* A run of records
— BEGIN —
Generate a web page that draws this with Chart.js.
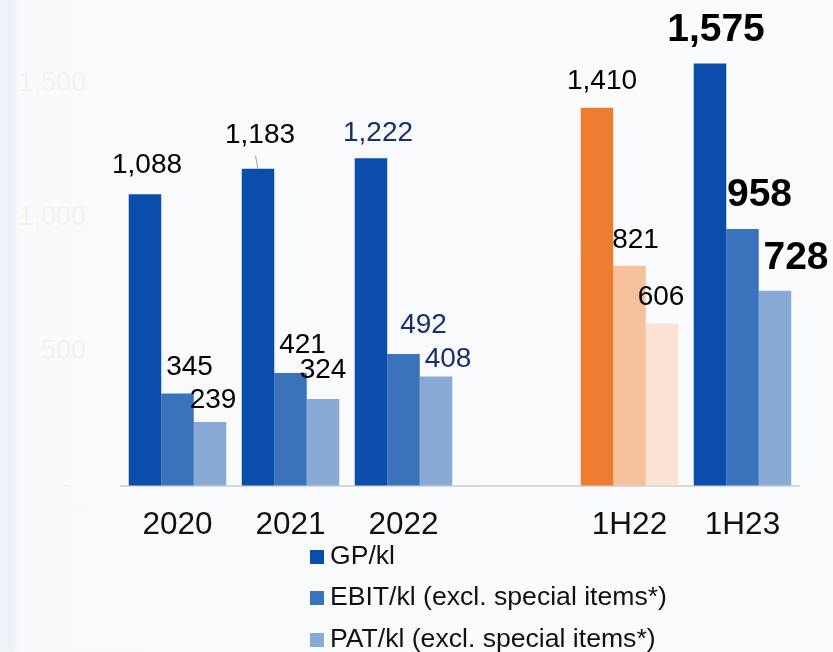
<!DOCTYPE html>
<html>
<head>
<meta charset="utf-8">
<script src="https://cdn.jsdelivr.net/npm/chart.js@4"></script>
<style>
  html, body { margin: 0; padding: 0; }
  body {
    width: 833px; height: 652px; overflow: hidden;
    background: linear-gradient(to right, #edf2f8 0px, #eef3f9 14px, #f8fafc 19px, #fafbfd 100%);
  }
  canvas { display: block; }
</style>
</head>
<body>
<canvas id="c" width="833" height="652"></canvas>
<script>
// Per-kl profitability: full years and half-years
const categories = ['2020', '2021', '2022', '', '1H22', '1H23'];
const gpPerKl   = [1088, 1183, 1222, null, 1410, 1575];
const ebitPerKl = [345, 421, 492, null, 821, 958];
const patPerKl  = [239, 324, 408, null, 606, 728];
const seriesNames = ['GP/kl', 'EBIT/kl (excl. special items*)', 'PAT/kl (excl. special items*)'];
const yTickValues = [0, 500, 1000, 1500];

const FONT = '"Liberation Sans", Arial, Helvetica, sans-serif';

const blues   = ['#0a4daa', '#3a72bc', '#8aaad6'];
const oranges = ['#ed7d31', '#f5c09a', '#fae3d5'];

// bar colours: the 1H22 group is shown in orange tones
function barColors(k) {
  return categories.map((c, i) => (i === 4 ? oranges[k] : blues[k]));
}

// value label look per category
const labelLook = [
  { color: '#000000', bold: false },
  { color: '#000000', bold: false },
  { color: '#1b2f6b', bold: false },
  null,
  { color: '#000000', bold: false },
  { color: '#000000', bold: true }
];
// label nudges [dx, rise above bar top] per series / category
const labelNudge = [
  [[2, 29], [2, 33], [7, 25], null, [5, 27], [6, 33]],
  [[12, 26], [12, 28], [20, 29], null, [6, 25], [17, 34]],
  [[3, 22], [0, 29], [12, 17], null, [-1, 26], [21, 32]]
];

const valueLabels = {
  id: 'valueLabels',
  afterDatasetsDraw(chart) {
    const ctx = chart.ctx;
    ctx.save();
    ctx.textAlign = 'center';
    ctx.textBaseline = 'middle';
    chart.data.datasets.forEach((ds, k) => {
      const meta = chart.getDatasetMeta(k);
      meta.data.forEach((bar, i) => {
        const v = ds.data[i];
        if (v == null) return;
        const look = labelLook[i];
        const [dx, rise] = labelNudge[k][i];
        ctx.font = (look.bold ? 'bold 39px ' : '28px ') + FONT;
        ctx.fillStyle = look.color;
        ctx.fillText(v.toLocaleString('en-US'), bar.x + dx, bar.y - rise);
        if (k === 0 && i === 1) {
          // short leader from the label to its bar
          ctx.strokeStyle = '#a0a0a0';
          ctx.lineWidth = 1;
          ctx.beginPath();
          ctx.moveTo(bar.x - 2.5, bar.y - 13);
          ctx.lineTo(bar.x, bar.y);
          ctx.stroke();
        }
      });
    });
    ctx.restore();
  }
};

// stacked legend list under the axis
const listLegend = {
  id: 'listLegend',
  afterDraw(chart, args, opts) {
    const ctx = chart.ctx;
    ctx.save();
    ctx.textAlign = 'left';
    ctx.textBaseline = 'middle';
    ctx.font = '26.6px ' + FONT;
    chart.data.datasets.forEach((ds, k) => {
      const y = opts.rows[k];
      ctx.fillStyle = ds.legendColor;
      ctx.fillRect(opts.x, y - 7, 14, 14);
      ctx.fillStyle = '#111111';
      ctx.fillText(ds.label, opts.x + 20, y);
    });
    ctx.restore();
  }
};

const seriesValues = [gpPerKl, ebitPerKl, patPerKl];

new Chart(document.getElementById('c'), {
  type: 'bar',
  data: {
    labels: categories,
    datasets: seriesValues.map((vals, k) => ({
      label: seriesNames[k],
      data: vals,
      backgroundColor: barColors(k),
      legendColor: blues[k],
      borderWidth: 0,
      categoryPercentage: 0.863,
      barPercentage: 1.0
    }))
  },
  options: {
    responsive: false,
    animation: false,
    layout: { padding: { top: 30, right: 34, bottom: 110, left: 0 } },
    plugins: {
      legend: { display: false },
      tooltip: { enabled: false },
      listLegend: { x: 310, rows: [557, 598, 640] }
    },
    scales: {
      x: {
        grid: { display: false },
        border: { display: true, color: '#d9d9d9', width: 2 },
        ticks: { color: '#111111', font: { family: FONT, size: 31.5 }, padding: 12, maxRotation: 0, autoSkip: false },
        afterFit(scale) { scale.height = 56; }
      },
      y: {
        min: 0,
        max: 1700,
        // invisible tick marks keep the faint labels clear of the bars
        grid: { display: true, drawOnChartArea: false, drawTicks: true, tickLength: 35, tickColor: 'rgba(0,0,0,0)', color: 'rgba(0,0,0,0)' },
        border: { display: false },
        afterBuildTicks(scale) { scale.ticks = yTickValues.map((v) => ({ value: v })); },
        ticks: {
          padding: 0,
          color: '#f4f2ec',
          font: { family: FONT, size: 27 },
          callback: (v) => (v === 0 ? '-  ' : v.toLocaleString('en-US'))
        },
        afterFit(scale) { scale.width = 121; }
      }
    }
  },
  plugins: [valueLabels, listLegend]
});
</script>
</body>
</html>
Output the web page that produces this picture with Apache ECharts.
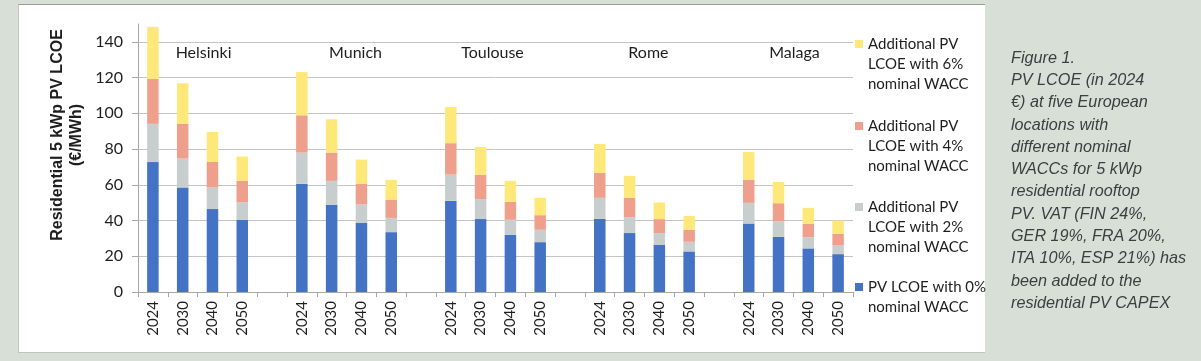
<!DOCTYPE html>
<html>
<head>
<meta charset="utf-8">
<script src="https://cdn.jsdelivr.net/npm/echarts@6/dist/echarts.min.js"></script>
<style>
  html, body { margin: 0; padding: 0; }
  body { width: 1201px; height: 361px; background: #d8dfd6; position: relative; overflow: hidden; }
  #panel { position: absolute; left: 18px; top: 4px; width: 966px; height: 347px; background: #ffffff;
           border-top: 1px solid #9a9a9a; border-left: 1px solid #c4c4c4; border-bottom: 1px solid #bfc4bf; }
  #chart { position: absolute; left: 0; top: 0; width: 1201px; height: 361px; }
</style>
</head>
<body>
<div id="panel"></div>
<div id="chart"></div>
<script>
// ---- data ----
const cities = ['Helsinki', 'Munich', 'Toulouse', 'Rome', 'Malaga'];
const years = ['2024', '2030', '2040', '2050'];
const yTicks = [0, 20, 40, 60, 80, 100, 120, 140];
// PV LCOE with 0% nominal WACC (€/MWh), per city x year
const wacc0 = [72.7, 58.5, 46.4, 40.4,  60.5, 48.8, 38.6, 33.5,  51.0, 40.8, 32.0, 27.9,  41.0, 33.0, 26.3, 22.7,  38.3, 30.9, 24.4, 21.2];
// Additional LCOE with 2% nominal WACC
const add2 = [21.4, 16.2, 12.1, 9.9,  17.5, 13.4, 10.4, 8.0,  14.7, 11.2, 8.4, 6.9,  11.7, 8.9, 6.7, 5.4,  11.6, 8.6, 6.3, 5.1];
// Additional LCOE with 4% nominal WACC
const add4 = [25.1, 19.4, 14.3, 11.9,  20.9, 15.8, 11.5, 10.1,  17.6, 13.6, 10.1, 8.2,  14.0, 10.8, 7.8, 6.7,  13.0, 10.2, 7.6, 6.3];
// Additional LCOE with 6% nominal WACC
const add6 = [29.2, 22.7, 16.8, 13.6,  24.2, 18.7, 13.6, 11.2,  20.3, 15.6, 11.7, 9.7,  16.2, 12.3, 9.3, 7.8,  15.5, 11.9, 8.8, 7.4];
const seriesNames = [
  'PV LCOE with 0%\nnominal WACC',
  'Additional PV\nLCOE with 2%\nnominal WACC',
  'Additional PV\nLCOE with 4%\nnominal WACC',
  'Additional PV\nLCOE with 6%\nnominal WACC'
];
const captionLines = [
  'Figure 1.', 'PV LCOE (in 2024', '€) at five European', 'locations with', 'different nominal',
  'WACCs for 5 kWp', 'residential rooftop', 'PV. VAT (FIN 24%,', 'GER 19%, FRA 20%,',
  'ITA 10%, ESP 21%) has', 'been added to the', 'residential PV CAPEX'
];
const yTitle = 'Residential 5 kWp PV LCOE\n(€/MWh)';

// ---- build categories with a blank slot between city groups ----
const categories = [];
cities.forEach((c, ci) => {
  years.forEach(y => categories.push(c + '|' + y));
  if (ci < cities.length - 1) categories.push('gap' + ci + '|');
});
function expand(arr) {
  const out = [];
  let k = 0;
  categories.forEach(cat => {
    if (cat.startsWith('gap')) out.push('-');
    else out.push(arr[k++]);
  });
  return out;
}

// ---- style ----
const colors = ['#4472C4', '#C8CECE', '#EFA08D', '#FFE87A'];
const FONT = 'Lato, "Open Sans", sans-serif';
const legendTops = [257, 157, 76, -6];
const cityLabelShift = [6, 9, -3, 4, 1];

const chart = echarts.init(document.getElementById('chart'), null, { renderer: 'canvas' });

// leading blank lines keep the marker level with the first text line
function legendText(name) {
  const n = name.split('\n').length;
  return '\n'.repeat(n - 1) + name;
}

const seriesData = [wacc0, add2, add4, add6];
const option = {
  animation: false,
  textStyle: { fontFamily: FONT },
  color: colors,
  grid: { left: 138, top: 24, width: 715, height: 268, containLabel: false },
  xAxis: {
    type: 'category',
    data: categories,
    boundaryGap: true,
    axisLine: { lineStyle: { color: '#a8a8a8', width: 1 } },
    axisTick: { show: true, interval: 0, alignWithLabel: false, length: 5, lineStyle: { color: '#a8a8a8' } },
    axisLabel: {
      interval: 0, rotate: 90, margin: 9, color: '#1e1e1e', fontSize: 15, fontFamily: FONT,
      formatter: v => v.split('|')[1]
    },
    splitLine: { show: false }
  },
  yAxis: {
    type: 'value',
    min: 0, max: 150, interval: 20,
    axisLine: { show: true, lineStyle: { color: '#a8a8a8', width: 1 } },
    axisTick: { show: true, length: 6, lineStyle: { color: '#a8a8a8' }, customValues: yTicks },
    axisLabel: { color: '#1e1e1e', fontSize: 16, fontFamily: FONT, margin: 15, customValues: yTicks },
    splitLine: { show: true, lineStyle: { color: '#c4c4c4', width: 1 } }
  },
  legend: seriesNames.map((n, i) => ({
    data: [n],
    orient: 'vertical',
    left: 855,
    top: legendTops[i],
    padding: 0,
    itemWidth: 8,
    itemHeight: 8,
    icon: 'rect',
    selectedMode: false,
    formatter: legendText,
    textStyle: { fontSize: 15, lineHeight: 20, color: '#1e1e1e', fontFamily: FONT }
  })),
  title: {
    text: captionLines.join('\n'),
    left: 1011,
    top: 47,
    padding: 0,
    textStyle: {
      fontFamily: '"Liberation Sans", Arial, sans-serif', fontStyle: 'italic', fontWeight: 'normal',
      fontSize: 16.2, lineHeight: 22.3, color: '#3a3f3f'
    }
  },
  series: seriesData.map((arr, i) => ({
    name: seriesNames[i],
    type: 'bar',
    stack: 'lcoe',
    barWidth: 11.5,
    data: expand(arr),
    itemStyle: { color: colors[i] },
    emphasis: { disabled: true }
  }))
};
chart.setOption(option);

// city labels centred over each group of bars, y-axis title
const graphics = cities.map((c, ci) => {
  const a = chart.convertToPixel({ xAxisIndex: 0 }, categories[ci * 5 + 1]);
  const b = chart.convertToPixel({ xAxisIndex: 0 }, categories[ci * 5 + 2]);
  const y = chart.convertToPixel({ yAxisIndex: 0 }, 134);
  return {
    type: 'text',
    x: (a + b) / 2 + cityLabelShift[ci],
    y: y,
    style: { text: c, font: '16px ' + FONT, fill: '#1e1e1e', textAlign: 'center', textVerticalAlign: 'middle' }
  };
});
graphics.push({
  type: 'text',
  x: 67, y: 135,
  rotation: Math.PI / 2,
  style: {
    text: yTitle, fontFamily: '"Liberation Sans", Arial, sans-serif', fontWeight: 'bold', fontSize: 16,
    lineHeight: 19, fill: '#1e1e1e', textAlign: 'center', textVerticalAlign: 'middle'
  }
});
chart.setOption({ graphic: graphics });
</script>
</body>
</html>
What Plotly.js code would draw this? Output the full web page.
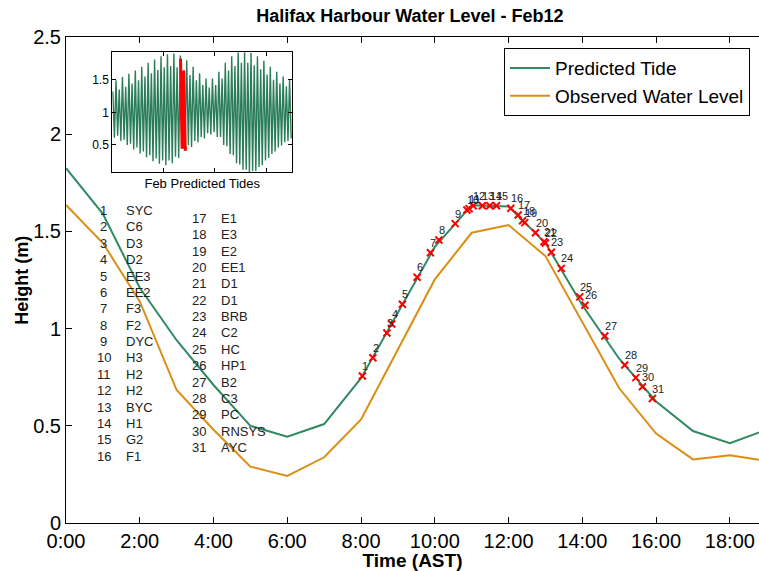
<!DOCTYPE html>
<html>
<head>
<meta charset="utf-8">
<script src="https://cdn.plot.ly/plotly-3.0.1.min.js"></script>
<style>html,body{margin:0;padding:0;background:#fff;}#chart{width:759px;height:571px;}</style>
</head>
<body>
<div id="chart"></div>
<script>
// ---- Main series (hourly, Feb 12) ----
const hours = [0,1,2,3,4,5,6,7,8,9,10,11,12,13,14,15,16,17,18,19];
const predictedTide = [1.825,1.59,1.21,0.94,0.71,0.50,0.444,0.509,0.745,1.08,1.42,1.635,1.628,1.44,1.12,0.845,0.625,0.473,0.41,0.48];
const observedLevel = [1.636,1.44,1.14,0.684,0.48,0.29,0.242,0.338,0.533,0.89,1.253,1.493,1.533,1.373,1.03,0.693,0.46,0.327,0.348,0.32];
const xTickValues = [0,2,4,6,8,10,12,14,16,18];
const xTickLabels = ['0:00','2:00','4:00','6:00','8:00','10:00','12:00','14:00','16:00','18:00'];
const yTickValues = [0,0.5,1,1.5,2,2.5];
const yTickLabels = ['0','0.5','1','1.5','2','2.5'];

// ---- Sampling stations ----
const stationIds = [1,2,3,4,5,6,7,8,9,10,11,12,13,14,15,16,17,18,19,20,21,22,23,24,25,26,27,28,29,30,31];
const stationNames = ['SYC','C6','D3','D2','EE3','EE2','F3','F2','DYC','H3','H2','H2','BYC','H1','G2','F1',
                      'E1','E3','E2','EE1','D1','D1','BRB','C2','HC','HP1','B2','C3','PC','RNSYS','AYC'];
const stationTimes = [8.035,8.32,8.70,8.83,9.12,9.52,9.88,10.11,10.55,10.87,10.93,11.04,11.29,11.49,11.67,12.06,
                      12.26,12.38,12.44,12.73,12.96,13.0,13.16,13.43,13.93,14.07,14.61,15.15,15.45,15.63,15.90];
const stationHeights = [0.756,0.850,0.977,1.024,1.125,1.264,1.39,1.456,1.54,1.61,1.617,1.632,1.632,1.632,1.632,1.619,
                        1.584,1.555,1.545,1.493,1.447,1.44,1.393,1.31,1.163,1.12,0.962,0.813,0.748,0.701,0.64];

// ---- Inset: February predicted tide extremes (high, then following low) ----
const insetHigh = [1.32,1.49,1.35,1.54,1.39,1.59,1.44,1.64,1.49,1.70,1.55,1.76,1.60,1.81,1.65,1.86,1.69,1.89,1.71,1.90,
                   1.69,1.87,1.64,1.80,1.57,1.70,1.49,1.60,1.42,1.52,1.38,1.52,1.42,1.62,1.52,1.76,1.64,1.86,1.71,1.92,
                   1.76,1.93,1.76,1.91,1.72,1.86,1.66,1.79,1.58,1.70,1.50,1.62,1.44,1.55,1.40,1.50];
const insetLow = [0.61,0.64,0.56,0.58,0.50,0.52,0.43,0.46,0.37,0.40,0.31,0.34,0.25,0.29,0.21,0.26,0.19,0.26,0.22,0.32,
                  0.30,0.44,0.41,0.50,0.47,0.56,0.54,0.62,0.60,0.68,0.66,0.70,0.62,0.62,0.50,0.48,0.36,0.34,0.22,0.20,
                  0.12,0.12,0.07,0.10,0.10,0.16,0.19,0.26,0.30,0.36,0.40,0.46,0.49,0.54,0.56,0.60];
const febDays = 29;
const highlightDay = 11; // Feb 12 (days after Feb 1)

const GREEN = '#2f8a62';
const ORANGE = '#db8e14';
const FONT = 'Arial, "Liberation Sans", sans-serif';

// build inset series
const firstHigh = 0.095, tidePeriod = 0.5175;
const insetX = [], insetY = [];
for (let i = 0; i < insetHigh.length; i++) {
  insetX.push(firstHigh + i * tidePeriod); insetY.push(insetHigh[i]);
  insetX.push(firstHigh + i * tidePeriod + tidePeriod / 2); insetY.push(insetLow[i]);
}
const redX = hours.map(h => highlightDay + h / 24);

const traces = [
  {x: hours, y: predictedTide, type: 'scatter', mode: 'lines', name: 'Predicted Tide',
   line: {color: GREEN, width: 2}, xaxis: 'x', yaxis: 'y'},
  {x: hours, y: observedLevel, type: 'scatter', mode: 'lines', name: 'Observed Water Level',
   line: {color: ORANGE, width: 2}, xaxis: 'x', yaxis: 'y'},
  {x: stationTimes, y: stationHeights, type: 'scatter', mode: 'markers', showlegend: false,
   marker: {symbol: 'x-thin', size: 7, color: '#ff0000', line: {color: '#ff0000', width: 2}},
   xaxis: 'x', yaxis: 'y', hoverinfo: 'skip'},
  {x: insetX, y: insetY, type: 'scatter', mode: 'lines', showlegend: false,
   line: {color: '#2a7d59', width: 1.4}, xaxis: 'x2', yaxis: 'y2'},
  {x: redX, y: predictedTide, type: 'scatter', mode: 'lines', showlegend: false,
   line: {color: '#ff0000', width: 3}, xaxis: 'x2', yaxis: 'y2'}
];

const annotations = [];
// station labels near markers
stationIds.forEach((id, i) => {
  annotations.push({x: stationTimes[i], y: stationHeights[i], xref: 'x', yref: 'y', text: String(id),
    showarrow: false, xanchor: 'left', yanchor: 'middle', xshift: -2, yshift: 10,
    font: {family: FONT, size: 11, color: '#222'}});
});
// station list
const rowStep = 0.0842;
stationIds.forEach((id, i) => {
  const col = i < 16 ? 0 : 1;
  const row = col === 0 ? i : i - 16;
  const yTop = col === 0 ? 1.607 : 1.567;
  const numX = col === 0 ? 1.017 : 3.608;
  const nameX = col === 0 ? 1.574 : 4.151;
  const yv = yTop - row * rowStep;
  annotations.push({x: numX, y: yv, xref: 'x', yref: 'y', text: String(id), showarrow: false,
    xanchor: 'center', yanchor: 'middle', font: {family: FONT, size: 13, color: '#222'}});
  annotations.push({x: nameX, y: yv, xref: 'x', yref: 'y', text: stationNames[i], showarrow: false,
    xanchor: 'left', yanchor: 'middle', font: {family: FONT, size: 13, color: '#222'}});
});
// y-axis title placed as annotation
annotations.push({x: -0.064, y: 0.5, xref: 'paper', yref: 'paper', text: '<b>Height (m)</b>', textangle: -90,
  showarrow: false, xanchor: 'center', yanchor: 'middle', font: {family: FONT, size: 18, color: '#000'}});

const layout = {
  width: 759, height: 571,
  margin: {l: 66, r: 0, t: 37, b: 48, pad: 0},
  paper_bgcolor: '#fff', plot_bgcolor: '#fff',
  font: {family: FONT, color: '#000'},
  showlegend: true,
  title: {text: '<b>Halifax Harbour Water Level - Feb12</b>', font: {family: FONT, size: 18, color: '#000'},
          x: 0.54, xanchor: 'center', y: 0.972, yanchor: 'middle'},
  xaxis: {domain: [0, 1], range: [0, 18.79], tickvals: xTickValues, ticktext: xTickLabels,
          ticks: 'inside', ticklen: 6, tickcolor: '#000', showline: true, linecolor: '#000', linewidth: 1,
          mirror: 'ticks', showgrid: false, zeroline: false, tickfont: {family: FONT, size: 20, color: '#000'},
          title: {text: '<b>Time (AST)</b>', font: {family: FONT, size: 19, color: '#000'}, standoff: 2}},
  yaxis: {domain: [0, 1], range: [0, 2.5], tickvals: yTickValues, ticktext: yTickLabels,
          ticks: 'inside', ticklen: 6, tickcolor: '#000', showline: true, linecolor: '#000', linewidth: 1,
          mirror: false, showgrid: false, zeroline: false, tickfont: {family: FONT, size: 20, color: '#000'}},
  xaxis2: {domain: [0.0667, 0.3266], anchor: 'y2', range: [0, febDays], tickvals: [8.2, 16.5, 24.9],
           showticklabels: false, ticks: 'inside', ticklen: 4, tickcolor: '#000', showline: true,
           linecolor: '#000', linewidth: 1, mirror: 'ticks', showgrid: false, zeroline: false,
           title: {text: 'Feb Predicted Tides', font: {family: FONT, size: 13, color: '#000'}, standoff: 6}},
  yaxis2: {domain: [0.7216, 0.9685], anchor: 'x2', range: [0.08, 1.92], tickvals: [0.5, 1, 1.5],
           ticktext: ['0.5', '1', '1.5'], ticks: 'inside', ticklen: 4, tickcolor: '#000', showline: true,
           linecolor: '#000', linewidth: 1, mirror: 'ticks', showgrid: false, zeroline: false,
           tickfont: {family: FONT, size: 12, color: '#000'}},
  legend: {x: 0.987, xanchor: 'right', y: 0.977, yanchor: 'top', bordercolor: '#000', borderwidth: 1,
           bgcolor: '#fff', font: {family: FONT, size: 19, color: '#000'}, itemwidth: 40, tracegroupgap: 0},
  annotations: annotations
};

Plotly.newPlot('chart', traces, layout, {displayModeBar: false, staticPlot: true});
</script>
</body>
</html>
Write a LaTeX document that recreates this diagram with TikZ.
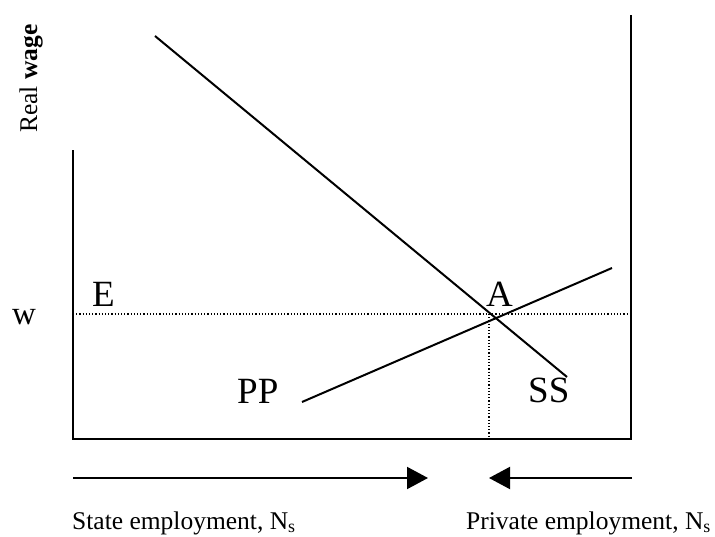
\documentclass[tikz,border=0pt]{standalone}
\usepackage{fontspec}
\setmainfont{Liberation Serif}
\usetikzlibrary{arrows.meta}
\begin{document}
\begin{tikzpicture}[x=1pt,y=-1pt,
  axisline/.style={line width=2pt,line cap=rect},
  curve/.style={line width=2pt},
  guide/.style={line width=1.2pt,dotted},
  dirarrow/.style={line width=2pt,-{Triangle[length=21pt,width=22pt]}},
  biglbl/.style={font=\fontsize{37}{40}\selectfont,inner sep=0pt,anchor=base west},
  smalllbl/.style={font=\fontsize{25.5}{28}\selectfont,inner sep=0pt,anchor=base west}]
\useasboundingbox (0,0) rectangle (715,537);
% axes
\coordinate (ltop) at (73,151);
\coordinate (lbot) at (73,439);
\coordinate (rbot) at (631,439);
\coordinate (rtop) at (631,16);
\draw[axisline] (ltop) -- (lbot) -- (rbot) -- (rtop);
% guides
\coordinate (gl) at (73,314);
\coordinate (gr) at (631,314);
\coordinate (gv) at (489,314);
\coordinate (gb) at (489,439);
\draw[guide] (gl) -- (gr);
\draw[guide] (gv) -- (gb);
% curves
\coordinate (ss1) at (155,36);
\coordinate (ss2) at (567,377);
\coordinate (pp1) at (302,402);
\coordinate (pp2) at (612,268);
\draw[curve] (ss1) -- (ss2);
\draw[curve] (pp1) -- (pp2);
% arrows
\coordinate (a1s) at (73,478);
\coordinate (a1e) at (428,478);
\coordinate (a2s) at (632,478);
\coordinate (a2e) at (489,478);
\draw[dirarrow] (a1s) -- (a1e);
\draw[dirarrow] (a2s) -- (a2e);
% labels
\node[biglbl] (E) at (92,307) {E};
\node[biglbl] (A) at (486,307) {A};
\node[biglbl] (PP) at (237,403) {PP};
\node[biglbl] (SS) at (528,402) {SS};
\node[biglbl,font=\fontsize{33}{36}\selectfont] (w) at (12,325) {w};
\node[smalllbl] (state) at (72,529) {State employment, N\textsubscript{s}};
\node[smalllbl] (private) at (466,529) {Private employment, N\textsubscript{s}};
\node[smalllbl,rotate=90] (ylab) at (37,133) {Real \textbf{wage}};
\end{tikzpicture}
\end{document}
— END —
* PROBLEM STATEMENT
Look above for every line with the word "full" and copy it.

* RESPONSE TO THIS TASK
// Per-kl profitability: full years and half-years
What Plotly.js code would draw this? Output the full web page.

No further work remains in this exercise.